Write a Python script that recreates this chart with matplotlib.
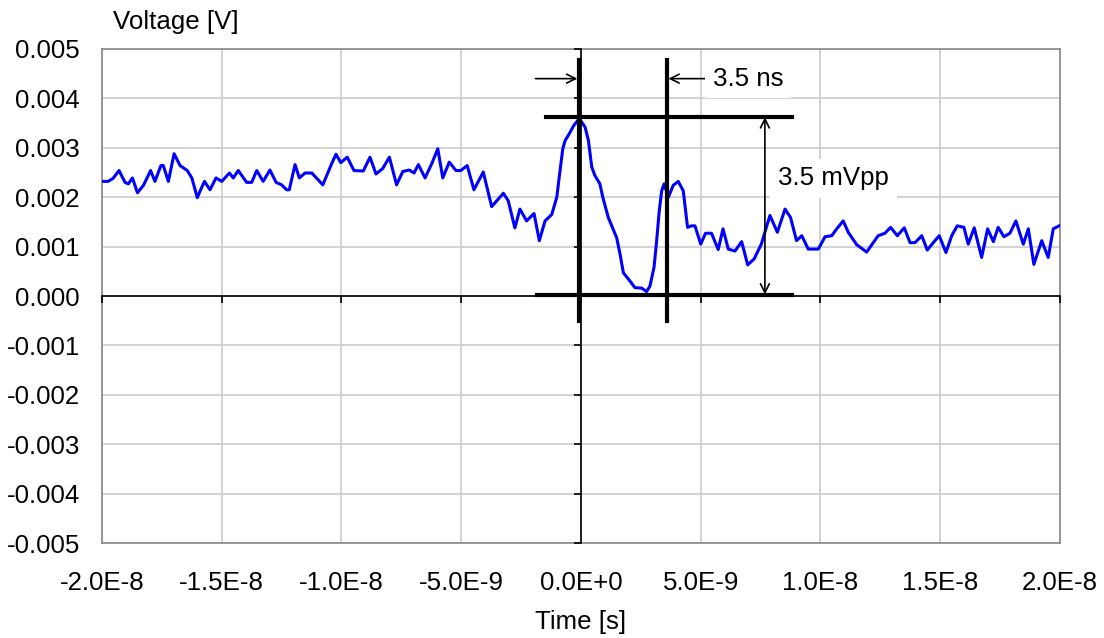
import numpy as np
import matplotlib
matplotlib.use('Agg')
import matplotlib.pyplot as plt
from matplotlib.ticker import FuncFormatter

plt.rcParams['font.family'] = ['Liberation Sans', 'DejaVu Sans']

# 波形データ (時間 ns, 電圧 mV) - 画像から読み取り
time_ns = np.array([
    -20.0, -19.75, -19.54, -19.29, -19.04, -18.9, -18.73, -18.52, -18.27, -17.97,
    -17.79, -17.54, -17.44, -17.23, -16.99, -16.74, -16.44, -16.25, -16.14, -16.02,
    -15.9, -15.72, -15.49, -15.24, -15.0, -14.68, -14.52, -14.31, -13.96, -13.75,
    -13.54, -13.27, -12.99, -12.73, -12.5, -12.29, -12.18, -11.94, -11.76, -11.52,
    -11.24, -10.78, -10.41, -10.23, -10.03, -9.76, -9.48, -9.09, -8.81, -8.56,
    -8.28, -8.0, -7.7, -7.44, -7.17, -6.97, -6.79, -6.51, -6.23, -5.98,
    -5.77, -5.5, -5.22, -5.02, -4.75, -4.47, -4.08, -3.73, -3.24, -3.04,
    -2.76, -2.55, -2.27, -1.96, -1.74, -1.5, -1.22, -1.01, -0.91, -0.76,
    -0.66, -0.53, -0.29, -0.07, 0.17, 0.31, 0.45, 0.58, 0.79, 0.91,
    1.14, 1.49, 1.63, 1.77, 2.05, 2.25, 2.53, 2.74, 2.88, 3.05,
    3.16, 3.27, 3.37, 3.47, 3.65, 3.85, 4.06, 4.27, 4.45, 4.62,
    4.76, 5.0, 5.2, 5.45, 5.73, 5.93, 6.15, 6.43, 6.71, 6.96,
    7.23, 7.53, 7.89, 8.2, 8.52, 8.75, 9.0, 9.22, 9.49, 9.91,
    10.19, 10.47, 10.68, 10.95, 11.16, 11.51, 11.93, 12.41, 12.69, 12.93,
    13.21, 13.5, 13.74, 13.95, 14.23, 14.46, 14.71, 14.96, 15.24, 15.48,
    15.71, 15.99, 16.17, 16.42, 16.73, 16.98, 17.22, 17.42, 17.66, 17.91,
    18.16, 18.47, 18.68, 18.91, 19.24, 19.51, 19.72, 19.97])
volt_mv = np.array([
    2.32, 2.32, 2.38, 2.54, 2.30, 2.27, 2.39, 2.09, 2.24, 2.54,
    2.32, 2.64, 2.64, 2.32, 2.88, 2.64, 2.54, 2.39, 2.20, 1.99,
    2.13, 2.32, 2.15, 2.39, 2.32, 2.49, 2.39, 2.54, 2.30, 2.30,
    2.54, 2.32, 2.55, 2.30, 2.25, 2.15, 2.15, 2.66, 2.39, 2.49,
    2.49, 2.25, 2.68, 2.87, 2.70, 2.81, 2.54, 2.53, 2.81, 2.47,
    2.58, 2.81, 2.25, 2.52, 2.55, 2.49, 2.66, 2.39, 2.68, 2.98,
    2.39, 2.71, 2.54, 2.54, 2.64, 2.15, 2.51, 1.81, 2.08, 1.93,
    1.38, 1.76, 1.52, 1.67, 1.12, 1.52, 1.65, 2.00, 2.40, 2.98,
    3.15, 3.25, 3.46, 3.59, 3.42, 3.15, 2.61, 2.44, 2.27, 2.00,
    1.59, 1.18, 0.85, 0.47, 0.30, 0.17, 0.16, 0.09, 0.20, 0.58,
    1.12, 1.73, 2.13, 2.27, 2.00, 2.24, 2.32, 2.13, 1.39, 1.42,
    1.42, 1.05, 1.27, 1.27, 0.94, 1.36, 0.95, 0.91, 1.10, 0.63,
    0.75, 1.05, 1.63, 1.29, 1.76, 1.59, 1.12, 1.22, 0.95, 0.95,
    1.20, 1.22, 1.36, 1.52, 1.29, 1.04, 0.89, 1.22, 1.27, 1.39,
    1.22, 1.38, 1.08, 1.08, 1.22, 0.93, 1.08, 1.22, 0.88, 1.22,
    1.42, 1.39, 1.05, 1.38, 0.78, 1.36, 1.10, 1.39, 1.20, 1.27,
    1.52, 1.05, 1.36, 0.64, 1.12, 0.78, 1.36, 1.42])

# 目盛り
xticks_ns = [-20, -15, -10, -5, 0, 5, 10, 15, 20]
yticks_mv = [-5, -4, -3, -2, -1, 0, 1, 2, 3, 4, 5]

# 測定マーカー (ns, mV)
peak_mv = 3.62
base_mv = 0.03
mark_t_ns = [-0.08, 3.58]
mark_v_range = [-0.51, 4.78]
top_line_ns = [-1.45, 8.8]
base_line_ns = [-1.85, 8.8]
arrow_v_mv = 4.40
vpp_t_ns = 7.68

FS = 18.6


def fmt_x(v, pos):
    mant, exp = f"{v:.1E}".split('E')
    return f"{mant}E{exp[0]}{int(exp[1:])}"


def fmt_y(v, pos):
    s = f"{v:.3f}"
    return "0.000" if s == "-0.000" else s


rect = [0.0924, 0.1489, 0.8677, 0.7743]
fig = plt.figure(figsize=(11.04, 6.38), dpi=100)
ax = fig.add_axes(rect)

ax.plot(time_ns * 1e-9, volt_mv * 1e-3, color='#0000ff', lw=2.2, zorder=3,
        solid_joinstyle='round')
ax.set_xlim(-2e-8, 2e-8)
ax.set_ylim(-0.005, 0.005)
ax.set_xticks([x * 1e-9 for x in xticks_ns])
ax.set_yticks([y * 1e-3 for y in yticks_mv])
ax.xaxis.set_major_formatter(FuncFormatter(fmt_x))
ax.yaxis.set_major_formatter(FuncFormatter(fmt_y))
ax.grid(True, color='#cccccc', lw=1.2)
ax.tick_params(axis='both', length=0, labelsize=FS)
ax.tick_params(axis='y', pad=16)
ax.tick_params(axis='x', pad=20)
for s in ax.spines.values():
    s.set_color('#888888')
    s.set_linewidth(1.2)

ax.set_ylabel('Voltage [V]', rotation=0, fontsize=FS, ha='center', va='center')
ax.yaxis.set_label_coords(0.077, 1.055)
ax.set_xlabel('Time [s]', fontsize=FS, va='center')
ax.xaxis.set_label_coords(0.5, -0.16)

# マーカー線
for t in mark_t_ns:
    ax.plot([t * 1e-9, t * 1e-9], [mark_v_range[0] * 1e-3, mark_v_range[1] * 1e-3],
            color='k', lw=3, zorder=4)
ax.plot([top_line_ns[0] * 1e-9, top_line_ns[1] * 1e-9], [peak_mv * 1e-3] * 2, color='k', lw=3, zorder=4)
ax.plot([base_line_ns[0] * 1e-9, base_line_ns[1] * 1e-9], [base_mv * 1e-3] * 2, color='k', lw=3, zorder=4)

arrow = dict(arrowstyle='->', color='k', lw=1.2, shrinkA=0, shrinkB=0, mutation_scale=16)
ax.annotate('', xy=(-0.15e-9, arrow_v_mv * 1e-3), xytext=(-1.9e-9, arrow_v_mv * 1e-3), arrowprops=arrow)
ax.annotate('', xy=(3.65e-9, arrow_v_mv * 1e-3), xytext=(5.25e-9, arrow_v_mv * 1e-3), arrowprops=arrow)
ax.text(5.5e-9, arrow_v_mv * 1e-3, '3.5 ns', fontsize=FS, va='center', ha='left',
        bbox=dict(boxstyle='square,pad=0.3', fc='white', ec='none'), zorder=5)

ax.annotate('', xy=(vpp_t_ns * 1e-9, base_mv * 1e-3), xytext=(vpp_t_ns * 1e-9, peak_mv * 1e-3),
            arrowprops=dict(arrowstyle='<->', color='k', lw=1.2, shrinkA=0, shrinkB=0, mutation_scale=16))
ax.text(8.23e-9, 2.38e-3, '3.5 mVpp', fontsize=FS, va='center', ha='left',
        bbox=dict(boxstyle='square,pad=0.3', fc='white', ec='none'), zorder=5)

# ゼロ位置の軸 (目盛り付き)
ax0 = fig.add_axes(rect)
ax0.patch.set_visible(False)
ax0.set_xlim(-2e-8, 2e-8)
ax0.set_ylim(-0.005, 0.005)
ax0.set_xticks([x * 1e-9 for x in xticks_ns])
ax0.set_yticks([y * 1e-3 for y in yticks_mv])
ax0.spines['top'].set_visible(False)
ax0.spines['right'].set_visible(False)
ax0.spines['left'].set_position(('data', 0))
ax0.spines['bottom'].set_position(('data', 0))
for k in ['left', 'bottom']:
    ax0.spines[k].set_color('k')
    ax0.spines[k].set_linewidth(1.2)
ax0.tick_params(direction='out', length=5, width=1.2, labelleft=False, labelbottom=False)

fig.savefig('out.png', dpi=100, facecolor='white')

○ ○ ○ ○ ○

YOUR GOAL
Working from the listing above, pick out every line that has "matplotlib" and copy it.

ANSWER TO THIS PROBLEM
Write a Python script that recreates this chart with matplotlib.
import matplotlib
matplotlib.use('Agg')
import matplotlib.pyplot as plt
from matplotlib.ticker import FuncFormatter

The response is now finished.